In 401(k) plans and other defined contribution retirement plans, the cost comparison can favor mutual funds.

Employers often negotiate access to institutional-class mutual funds at very low costs. An institutional-class S&P 500 index mutual fund might charge 0.02% to 0.03%, matching the lowest-cost ETFs. These funds are unavailable to retail investors who must buy through regular brokerages.

Additionally, employers often negotiate bulk trading benefits or waive trading costs for their plan participants, reducing ETF trading costs to negligible levels.

In a 401(k) plan, the choice between an S&P 500 index ETF and an S&P 500 index mutual fund might be genuinely costless at the margin. The decision can then rest on other factors, such as tax efficiency in taxable accounts (irrelevant for tax-deferred accounts) or simplicity of use.

Total Cost Example

To illustrate the full cost picture, consider two investors, each with $100,000 to invest in a broad U.S. equity index.

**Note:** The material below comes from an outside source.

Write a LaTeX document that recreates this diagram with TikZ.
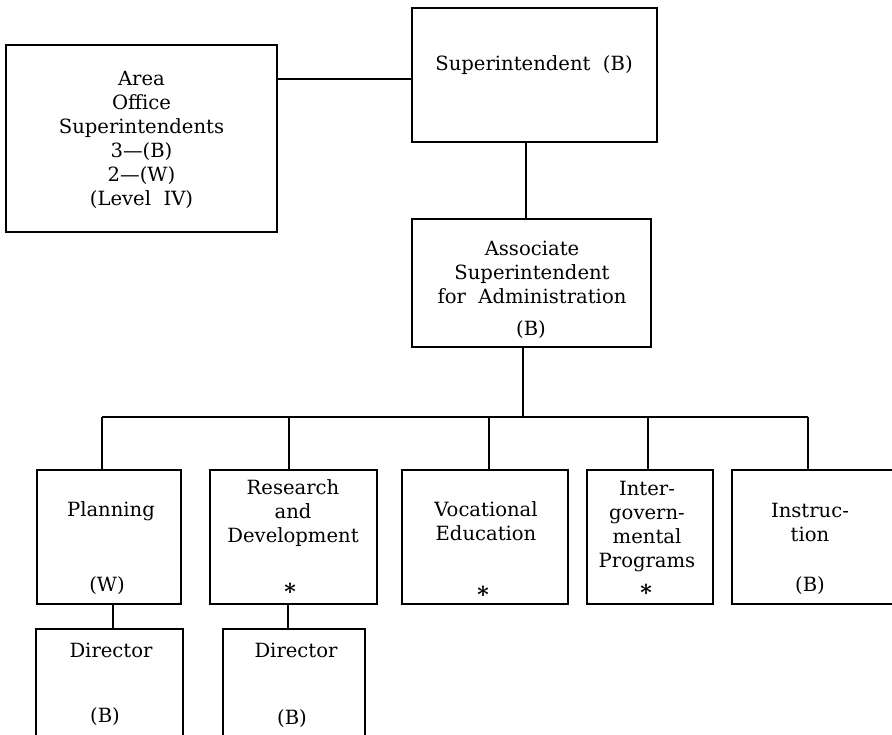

Investor A: Advisor-sold mutual fund

  • Front-end load (4%): $4,000
  • Expense ratio (0.50%): $500/year
  • No trading costs (mutual fund is the investment)
  • Year 1 cost: $4,500
  • 30-year cost (assuming 8% annual returns and no further purchases): approximately $18,000 in total fees

Investor B: ETF

  • No load: $0
  • Expense ratio (0.03%): $15/year
  • Trading cost (bid-ask spread, $0.01 on $100): $10
  • No trading commissions (commission-free brokerage)
  • Year 1 cost: $25
  • 30-year cost: approximately $500 in total fees (expense ratio only; initial trading cost amortized across 30 years is negligible)

The difference is stark: $18,000 versus $500. This is one reason why advisors who sell loaded mutual funds face increasing competitive pressure from robo-advisors and direct-to-investor models that use low-cost ETFs.

The Real Cost Picture

For passive investors using major brokerages that offer commission-free trading, choosing between a low-cost ETF and a no-load, low-cost mutual fund is often a coin flip on cost grounds. Both Vanguard's VTI (ETF, 0.03%) and VTSAX (mutual fund, 0.04%) are effectively identical in cost.

However, for investors purchasing through advisors, for less-liquid fund options, or for those trading frequently, ETFs offer clear cost advantages. The broader point is that cost matters enormously and that comparing headline expense ratios alone misses loads, spreads, and commissions that can dwarf the stated expense ratio.

For the typical passive investor, the cost advantage of ETFs is real but modest compared to no-load mutual funds. The cost advantage of choosing any low-cost passive option (ETF or mutual fund) over an actively managed or loaded alternative is massive.